Task to carry out: Retype exactly the lines from the first one through the line with "fig = go.Figure()", including both ends; skip any pictures.

Available data:
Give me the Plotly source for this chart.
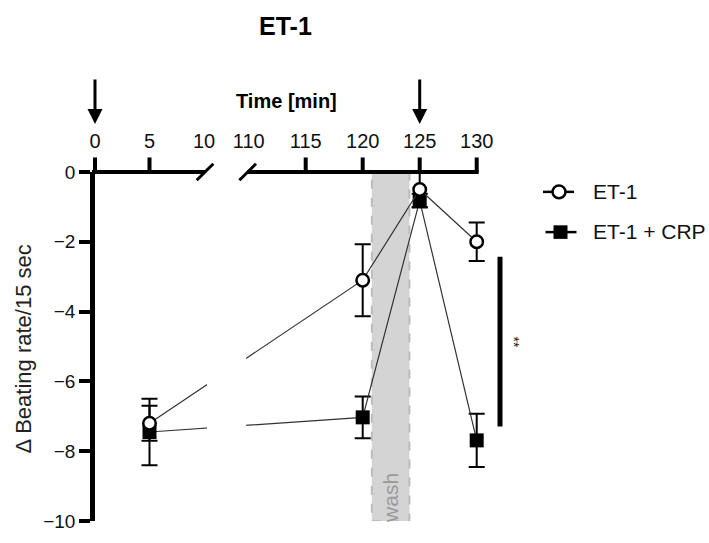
import plotly.graph_objects as go

# Sampling times (min) and change in beating rate per 15 s (mean and SEM)
times = [5, 120, 125, 130]
et1_mean = [-7.2, -3.1, -0.5, -2.0]
et1_sem = [0.5, 1.03, 0.5, 0.55]
crp_mean = [-7.45, -7.03, -0.82, -7.69]
crp_sem = [0.95, 0.6, 0.2, 0.76]

series_names = ["ET-1", "ET-1 + CRP"]

# Broken time axis: labelled times, and which of them carry a tick mark
label_times = [0, 5, 10, 110, 115, 120, 125, 130]
ticked_times = [0, 5, 115, 120, 125, 130]
break_times = [10, 110]
y_ticks = [0, -2, -4, -6, -8, -10]

# Protocol annotations
drug_additions = [0, 125]
wash_window = [120.8, 124.1]
sig_span = [-2.43, -7.29]
sig_label = "**"

FONT = "Liberation Sans, Arial, sans-serif"

# Page / plot-area geometry (px)
W, H = 709, 543
L, R, T, B = 95, 189, 172, 11
PW = W - L - R
PH = H - T - B

# Broken time axis: 0-10 min and 110-130 min drawn as two linear pieces
EARLY_SCALE = 10.9    # px per min on the early piece
LATE_SCALE = 11.4     # px per min on the late piece
LATE_ORIGIN = 267.7   # plot position of 120 min
TICK_LEN = 15


def xpos(t):
    if t <= 10:
        return EARLY_SCALE * t
    return LATE_ORIGIN + LATE_SCALE * (t - 120)


def pxp(x):
    """page x (px) -> paper fraction"""
    return (x - L) / PW


def pyp(y):
    """page y (px) -> paper fraction"""
    return (H - B - y) / PH


fig = go.Figure()

# ET-1 + CRP underneath, ET-1 on top
fig.add_trace(go.Scatter(
    x=[xpos(t) for t in times], y=crp_mean, name=series_names[1],
    mode="lines+markers",
    line=dict(color="#333333", width=1.2),
    marker=dict(symbol="square", size=14, color="black"),
    error_y=dict(type="data", array=crp_sem, color="black", thickness=2, width=8),
    cliponaxis=False, showlegend=False,
))
fig.add_trace(go.Scatter(
    x=[xpos(t) for t in times], y=et1_mean, name=series_names[0],
    mode="lines+markers",
    line=dict(color="#333333", width=1.2),
    marker=dict(symbol="circle", size=12.5, color="white",
                line=dict(color="black", width=2.5)),
    error_y=dict(type="data", array=et1_sem, color="black", thickness=2, width=8),
    cliponaxis=False, showlegend=False,
))

shapes = []
# wash period
shapes.append(dict(type="rect", xref="x", yref="y",
                   x0=xpos(wash_window[0]), x1=xpos(wash_window[1]), y0=-10, y1=0,
                   fillcolor="#d4d4d4", line=dict(color="#bcbcbc", width=2, dash="dash"),
                   layer="below"))
# blank the traces across the axis break
shapes.append(dict(type="rect", xref="x", yref="y",
                   x0=xpos(break_times[0]) + 3, x1=xpos(break_times[1]) - 2.5, y0=-10, y1=0,
                   fillcolor="white", line=dict(width=0), layer="above"))
# top time axis, two pieces
AX_W = 4
shapes.append(dict(type="line", xref="paper", yref="paper",
                   x0=pxp(92), x1=(xpos(break_times[0]) + 1) / PW, y0=1, y1=1,
                   line=dict(color="black", width=AX_W)))
shapes.append(dict(type="line", xref="paper", yref="paper",
                   x0=(xpos(break_times[1]) - 1) / PW, x1=(xpos(ticked_times[-1]) + 2) / PW,
                   y0=1, y1=1, line=dict(color="black", width=AX_W)))
# tick marks (none at the break)
for t in ticked_times:
    shapes.append(dict(type="line", xref="paper", yref="paper",
                       x0=xpos(t) / PW, x1=xpos(t) / PW, y0=1, y1=1 + TICK_LEN / PH,
                       line=dict(color="black", width=4)))
# break marks
for bx in (xpos(break_times[0]) + 1, xpos(break_times[1]) - 1):
    shapes.append(dict(type="line", xref="paper", yref="paper",
                       x0=(bx - 8.3) / PW, x1=(bx + 8.3) / PW,
                       y0=1 - 8.5 / PH, y1=1 + 8.5 / PH,
                       line=dict(color="black", width=3)))
# significance bar
shapes.append(dict(type="line", xref="paper", yref="y",
                   x0=pxp(500), x1=pxp(500), y0=sig_span[0], y1=sig_span[1],
                   line=dict(color="black", width=5)))

# legend (drawn by hand to the right of the plot)
shapes.append(dict(type="line", xref="paper", yref="paper",
                   x0=pxp(543), x1=pxp(574), y0=pyp(192.5), y1=pyp(192.5),
                   line=dict(color="black", width=2.5)))
shapes.append(dict(type="circle", xref="paper", yref="paper",
                   x0=pxp(552.5), x1=pxp(565.5), y0=pyp(199), y1=pyp(186),
                   fillcolor="white", line=dict(color="black", width=2.5)))
shapes.append(dict(type="line", xref="paper", yref="paper",
                   x0=pxp(545.5), x1=pxp(576.5), y0=pyp(234), y1=pyp(234),
                   line=dict(color="black", width=2.5)))
shapes.append(dict(type="rect", xref="paper", yref="paper",
                   x0=pxp(553.5), x1=pxp(567.5), y0=pyp(241), y1=pyp(227),
                   fillcolor="black", line=dict(width=0)))

annotations = []
for name, yy in zip(series_names, (192, 233)):
    annotations.append(dict(xref="paper", yref="paper", x=pxp(591), y=pyp(yy),
                            xanchor="left", yanchor="middle", showarrow=False, text=name,
                            font=dict(family=FONT, size=21, color="#111111")))
# drug addition arrows
for t in drug_additions:
    annotations.append(dict(xref="x", yref="paper", x=xpos(t), y=pyp(122.5),
                            ax=0, ay=-46, text="", showarrow=True,
                            arrowhead=2, arrowsize=1, arrowwidth=3, arrowcolor="black"))
# titles
annotations.append(dict(xref="paper", yref="paper", x=pxp(285), y=pyp(21),
                        text="<b>ET-1</b>", showarrow=False, xanchor="center", yanchor="middle",
                        font=dict(family=FONT, size=25, color="black")))
annotations.append(dict(xref="paper", yref="paper", x=pxp(286.5), y=pyp(99),
                        text="<b>Time [min]</b>", showarrow=False, xanchor="center",
                        yanchor="middle", font=dict(family=FONT, size=20, color="black")))
annotations.append(dict(xref="paper", yref="paper", x=pxp(23.5), y=pyp(354.5),
                        text="\u0394 Beating rate/15 sec", textangle=-90, showarrow=False,
                        xanchor="center", yanchor="middle",
                        font=dict(family=FONT, size=22, color="#222222")))
# wash label
annotations.append(dict(xref="x", yref="y", x=xpos(sum(wash_window) / 2), y=-9.35,
                        text="wash", textangle=-90, showarrow=False,
                        xanchor="center", yanchor="middle",
                        font=dict(family=FONT, size=21, color="#999999")))
# significance
annotations.append(dict(xref="paper", yref="y", x=pxp(514), y=sum(sig_span) / 2,
                        text=sig_label, textangle=90, showarrow=False,
                        xanchor="center", yanchor="middle",
                        font=dict(family=FONT, size=14, color="#222222")))

tick_font = dict(family=FONT, size=20, color="#111111")
fig.update_layout(
    width=W, height=H, autosize=False,
    margin=dict(l=L, r=R, t=T, b=B, pad=0),
    paper_bgcolor="white", plot_bgcolor="white",
    showlegend=False,
    xaxis=dict(range=[0, PW], side="top", anchor="y",
               tickvals=[xpos(t) for t in label_times],
               ticktext=[str(t) for t in label_times],
               ticks="outside", ticklen=TICK_LEN, tickwidth=4, tickcolor="rgba(0,0,0,0)",
               showline=False, showgrid=False, zeroline=False, tickfont=tick_font),
    yaxis=dict(range=[-10, 0], tickvals=y_ticks,
               ticks="outside", ticklen=11, tickwidth=4, tickcolor="black",
               showline=True, linewidth=4.5, linecolor="black",
               showgrid=False, zeroline=False,
               tickfont=dict(family=FONT, size=19, color="#111111")),
    shapes=shapes,
    annotations=annotations,
)

fig.write_html("out.html", config={"displayModeBar": False})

Reply to the task:
Give me the Plotly source for this chart.
import plotly.graph_objects as go

# Sampling times (min) and change in beating rate per 15 s (mean and SEM)
times = [5, 120, 125, 130]
et1_mean = [-7.2, -3.1, -0.5, -2.0]
et1_sem = [0.5, 1.03, 0.5, 0.55]
crp_mean = [-7.45, -7.03, -0.82, -7.69]
crp_sem = [0.95, 0.6, 0.2, 0.76]

series_names = ["ET-1", "ET-1 + CRP"]

# Broken time axis: labelled times, and which of them carry a tick mark
label_times = [0, 5, 10, 110, 115, 120, 125, 130]
ticked_times = [0, 5, 115, 120, 125, 130]
break_times = [10, 110]
y_ticks = [0, -2, -4, -6, -8, -10]

# Protocol annotations
drug_additions = [0, 125]
wash_window = [120.8, 124.1]
sig_span = [-2.43, -7.29]
sig_label = "**"

FONT = "Liberation Sans, Arial, sans-serif"

# Page / plot-area geometry (px)
W, H = 709, 543
L, R, T, B = 95, 189, 172, 11
PW = W - L - R
PH = H - T - B

# Broken time axis: 0-10 min and 110-130 min drawn as two linear pieces
EARLY_SCALE = 10.9    # px per min on the early piece
LATE_SCALE = 11.4     # px per min on the late piece
LATE_ORIGIN = 267.7   # plot position of 120 min
TICK_LEN = 15


def xpos(t):
    if t <= 10:
        return EARLY_SCALE * t
    return LATE_ORIGIN + LATE_SCALE * (t - 120)


def pxp(x):
    """page x (px) -> paper fraction"""
    return (x - L) / PW


def pyp(y):
    """page y (px) -> paper fraction"""
    return (H - B - y) / PH


fig = go.Figure()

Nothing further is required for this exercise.